Councilman Gjonaj holds a unity town hall in the wake of heighten tensions between police and citizens

A screenshot of the Unity Town Hall held by CM Mark Gjonaj on June 11.
Screenshot from video

As relations between the police and citizens have heightened in the past two weeks, one elected official did his best to address this crisis by bringing law enforcement, lawmakers and residents together.

On June 11, Councilman Mark Gjonaj and Council Majority Leader Laurie Cumbo of Brooklyn held a unity town hall. They were joined by Pastor Jay Gooding, president of the 49th Precinct Clergy Council, Lisa Sorin, president of the Bronx Chamber of Commerce, Bob Bieder, president of the 45th Precinct Community Council, Joe Thomson, president Precinct Community Council, Monique Johnson, president NYCHA Throggs Neck Resident Council, Cathy McFadden, vice president NYCHA Pelham Parkway Resident Council, Reverend Marilyn Oliver, president NYCHA Middletown Road Plaza Tenant Association and other NYPD and community board representatives.

Gjonaj and Cumbo stressed that the rioting and looting needed to end as do the way people of color are treated by police.

“We cannot afford to have anyone turn a blind eye or stick their head into the sand as to what is happening around us, Gjonaj said. “We know that education is part of the problem we have. I don’t know of a single officer who has not come out against the George Floyd murder. “We have the groundwork to make a better society.

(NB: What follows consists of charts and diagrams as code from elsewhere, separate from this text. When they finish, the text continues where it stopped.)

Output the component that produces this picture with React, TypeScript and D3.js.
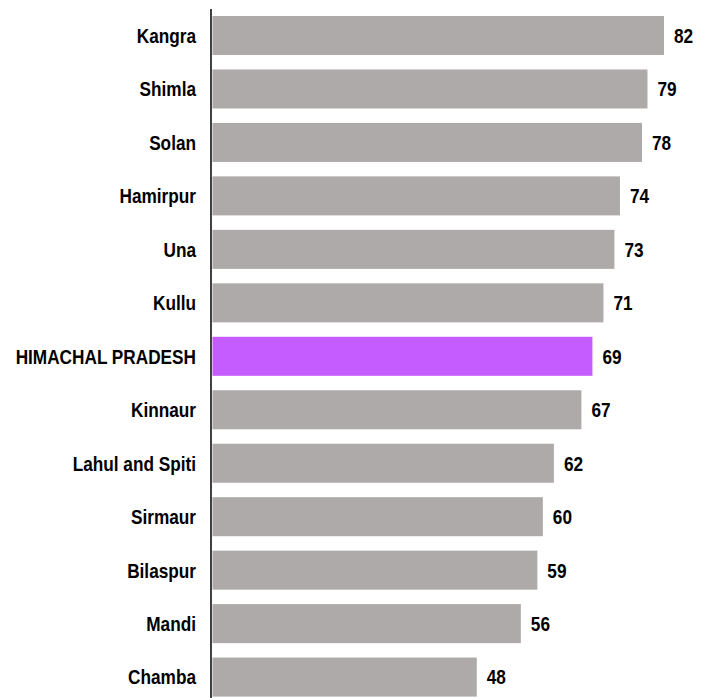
import React from "react";
import * as d3 from "d3";

const districts = [
  "Kangra",
  "Shimla",
  "Solan",
  "Hamirpur",
  "Una",
  "Kullu",
  "HIMACHAL PRADESH",
  "Kinnaur",
  "Lahul and Spiti",
  "Sirmaur",
  "Bilaspur",
  "Mandi",
  "Chamba",
];
const values = [82, 79, 78, 74, 73, 71, 69, 67, 62, 60, 59, 56, 48];
const highlight = "HIMACHAL PRADESH";

const W = 706;
const H = 698;
const FONT = "'Liberation Sans', Arial, sans-serif";
const NARROW = 0.82;

export default function App() {
  const x = d3.scaleLinear().domain([0, 82]).range([212.5, 664]);
  const y = d3
    .scaleBand<string>()
    .domain(districts)
    .range([16, 696.6])
    .paddingInner(0.27)
    .paddingOuter(0);
  const axisX = 211;

  return (
    <svg
      width={W}
      height={H}
      style={{ position: "absolute", left: 0, top: 0, background: "#fff" }}
    >
      {districts.map((d, i) => {
        const yy = y(d) as number;
        const bw = y.bandwidth();
        const v = values[i];
        const cy = yy + bw / 2;
        return (
          <g key={d}>
            <rect
              x={x(0)}
              y={yy}
              width={x(v) - x(0)}
              height={bw}
              fill={d === highlight ? "#C55CFF" : "#AEAAAA"}
            />
            <text
              transform={`translate(${axisX - 15},${cy}) scale(${NARROW},1)`}
              dy="0.35em"
              textAnchor="end"
              fontFamily={FONT}
              fontWeight="bold"
              fontSize={21}
              fill="#000"
            >
              {d}
            </text>
            <text
              transform={`translate(${x(v) + 10},${cy}) scale(${NARROW},1)`}
              dy="0.35em"
              textAnchor="start"
              fontFamily={FONT}
              fontWeight="bold"
              fontSize={21}
              fill="#000"
            >
              {v}
            </text>
          </g>
        );
      })}
      <line x1={axisX} x2={axisX} y1={9} y2={H} stroke="#000" strokeWidth={1.5} />
    </svg>
  );
}
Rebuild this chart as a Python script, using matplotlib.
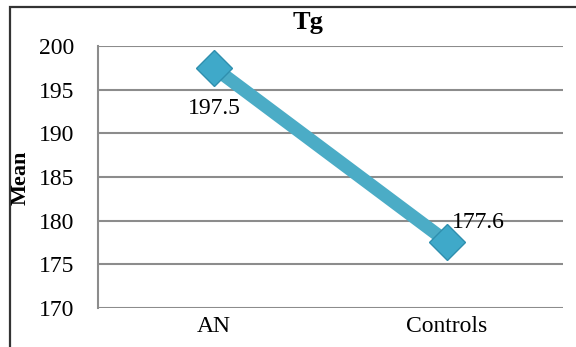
import matplotlib
matplotlib.use("Agg")
import matplotlib.pyplot as plt
from matplotlib.patches import Rectangle

categories = ["AN", "Controls"]
means = [197.5, 177.6]
yticks = [170, 175, 180, 185, 190, 195, 200]

plt.rcParams['font.family'] = ['Liberation Serif', 'DejaVu Serif']

W, H = 576, 347
fig = plt.figure(figsize=(W/100, H/100), dpi=100)
ax = fig.add_axes([98/W, 1-308/H, (563-98)/W, (308-46)/H])

x = list(range(len(categories)))
ax.plot(x, means, color='#4bacc6', lw=9.5, solid_capstyle='butt',
        marker='D', markersize=18, markerfacecolor='#3fa9c9',
        markeredgecolor='#2f8fae', markeredgewidth=1, zorder=3)

ax.set_xlim(-0.5, 1.5)
ax.set_ylim(170, 200)
ax.set_yticks(yticks)
ax.set_xticks(x)
ax.set_xticklabels(categories)
ax.tick_params(length=0, labelsize=17, pad=6)
ax.tick_params(axis='y', pad=17)
ax.yaxis.grid(True, color='#8c8c8c', lw=1.5)
ax.set_axisbelow(True)
for s in ['top', 'right', 'bottom']:
    ax.spines[s].set_visible(False)
ax.spines['left'].set_color('#8c8c8c')
ax.spines['left'].set_linewidth(1.5)

ax.annotate(f"{means[0]}", (x[0], means[0]), xytext=(0, -29), textcoords='offset points',
            ha='center', va='center', fontsize=17)
ax.annotate(f"{means[1]}", (x[1], means[1]), xytext=(23, 14), textcoords='offset points',
            ha='center', va='center', fontsize=17)

fig.text(308/W, 1-22/H, "Tg", ha='center', va='center', fontsize=19, fontweight='bold')
fig.text(21/W, 1-178/H, "Mean", ha='center', va='center', rotation=90, fontsize=16, fontweight='bold')

fig.patches.append(Rectangle((10/W, -0.1), 1.2, 1-7/H+0.1, transform=fig.transFigure,
                             fill=False, edgecolor='#333333', lw=1.6))

fig.savefig("out.png", dpi=100)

Cutting the budget to the NYPD is not going to solve the underlying issues.”

Cumbo shared Gjonaj’s sentiments. She stressed that the NYPD needs to transparent and held accountable for its actions. But questioned what the NYPD should look like going forward.

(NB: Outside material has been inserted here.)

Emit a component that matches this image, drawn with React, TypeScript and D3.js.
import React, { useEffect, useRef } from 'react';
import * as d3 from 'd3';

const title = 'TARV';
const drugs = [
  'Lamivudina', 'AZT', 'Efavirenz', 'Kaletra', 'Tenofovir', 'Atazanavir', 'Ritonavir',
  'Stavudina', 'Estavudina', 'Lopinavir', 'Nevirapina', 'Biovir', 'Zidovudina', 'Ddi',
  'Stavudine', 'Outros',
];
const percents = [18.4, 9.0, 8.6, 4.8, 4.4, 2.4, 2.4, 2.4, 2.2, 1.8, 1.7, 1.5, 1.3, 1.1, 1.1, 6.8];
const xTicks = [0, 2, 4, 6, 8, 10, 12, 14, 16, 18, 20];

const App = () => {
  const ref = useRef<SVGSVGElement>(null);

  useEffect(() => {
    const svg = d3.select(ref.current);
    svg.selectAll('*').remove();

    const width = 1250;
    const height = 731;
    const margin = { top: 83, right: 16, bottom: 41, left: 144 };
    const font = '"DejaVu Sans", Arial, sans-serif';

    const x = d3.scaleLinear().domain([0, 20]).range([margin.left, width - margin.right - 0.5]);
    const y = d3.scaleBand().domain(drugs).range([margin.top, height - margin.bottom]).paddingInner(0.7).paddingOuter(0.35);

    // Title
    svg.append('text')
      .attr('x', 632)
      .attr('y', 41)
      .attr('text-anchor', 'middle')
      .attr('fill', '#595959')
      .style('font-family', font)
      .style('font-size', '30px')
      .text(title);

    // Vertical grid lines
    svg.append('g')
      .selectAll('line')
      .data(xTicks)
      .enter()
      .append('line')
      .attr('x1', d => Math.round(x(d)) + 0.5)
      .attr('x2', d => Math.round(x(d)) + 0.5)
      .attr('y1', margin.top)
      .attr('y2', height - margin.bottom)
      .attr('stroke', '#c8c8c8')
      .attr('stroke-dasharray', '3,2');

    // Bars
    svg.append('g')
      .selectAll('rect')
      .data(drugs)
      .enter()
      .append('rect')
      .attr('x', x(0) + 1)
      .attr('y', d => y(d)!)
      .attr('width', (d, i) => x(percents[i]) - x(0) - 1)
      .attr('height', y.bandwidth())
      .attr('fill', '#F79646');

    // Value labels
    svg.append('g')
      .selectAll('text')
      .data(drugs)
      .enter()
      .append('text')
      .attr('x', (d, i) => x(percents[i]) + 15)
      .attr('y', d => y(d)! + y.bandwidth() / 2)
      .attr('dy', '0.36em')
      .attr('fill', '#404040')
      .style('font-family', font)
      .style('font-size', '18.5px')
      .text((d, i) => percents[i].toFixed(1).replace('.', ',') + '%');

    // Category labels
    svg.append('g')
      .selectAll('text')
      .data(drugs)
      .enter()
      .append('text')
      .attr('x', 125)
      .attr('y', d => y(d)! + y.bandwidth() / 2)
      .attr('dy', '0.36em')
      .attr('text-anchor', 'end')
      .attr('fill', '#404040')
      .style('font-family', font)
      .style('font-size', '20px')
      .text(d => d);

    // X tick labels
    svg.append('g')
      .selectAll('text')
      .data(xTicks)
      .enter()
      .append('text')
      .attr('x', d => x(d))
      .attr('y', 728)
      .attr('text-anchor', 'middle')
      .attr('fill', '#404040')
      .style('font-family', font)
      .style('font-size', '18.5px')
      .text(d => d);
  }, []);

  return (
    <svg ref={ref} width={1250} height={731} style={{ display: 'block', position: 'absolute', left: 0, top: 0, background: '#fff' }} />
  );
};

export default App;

Like Gjonaj, Cumbo agreed that defunding the cops is not the answer. She stressed that racists cops need to be removed and at the same time, the education in NYC must be looked at.

“We recognize that on many levels the education in inner cities has failed the communities,” she explained. “We still have one of the most segregated school systems. I want to leave this city a better place than I found it.”

Al D’Angelo, the chairman of Community Board 11, felt that everyone blamed the police and there were two sides at fault here. He did not justify the murder of George Floyd, but said that all of the rioting and looting was uncalled for and the police were doing their jobs.

While he agreed things must change, he stressed the inner cities have been filled with violence, crime and drugs for many years.

“All of a sudden the police are being scapegoated,” he said. “These elected officials have done absolutely nothing. Why don’t elected officials put their heads together and do something about that.”

Johnson is not on the same page as the chairman. She told the attendees that many people have racism embedded in them.

She said that the people in the Throggs Neck Houses and the Bronx need to find better ways to interact with the police, but added that the onus also falls on the brothers in blue.

“This isn’t something that’s going to be fixed in a day, a month or even a year,” Johnson stressed. “As a community leader, it’s my job to educate and mobilize the residents. People look at the police and think they are the boogeyman.”

McFadden said people in Pelham Parkway have a good relationship with the cops but the education is poor. She believed because of poor schools, children make bad choices like getting pregnant and causing trouble.

“Here in Pelham nobody speaks to each other,” McFadden said. “Our biggest problem here is disconnect. It’s babies having babies. We need funding for our school system.”

Sorin told the panel that prior to the rioting and desecration of stores, she felt the Bronx was heading in the right direction. After being on fire in the 70s and left for dead, the borough was finally trending upward, she said.

She questioned how a place that already struggles financially, is filled with food deserts and that was hit hard by COVID-19, burn and loot its own businesses.

Sorin added that since the media is covering all of the negative things in the Bronx, she hopes the situation will change soon.

“The press never set foot in our borough unless it’s something like this,” she said. “I’m concerned the Bronx was on an uphill swing and now it’s almost like it rolled back down hill. I don’t want us to get the perception of what we saw on TV.”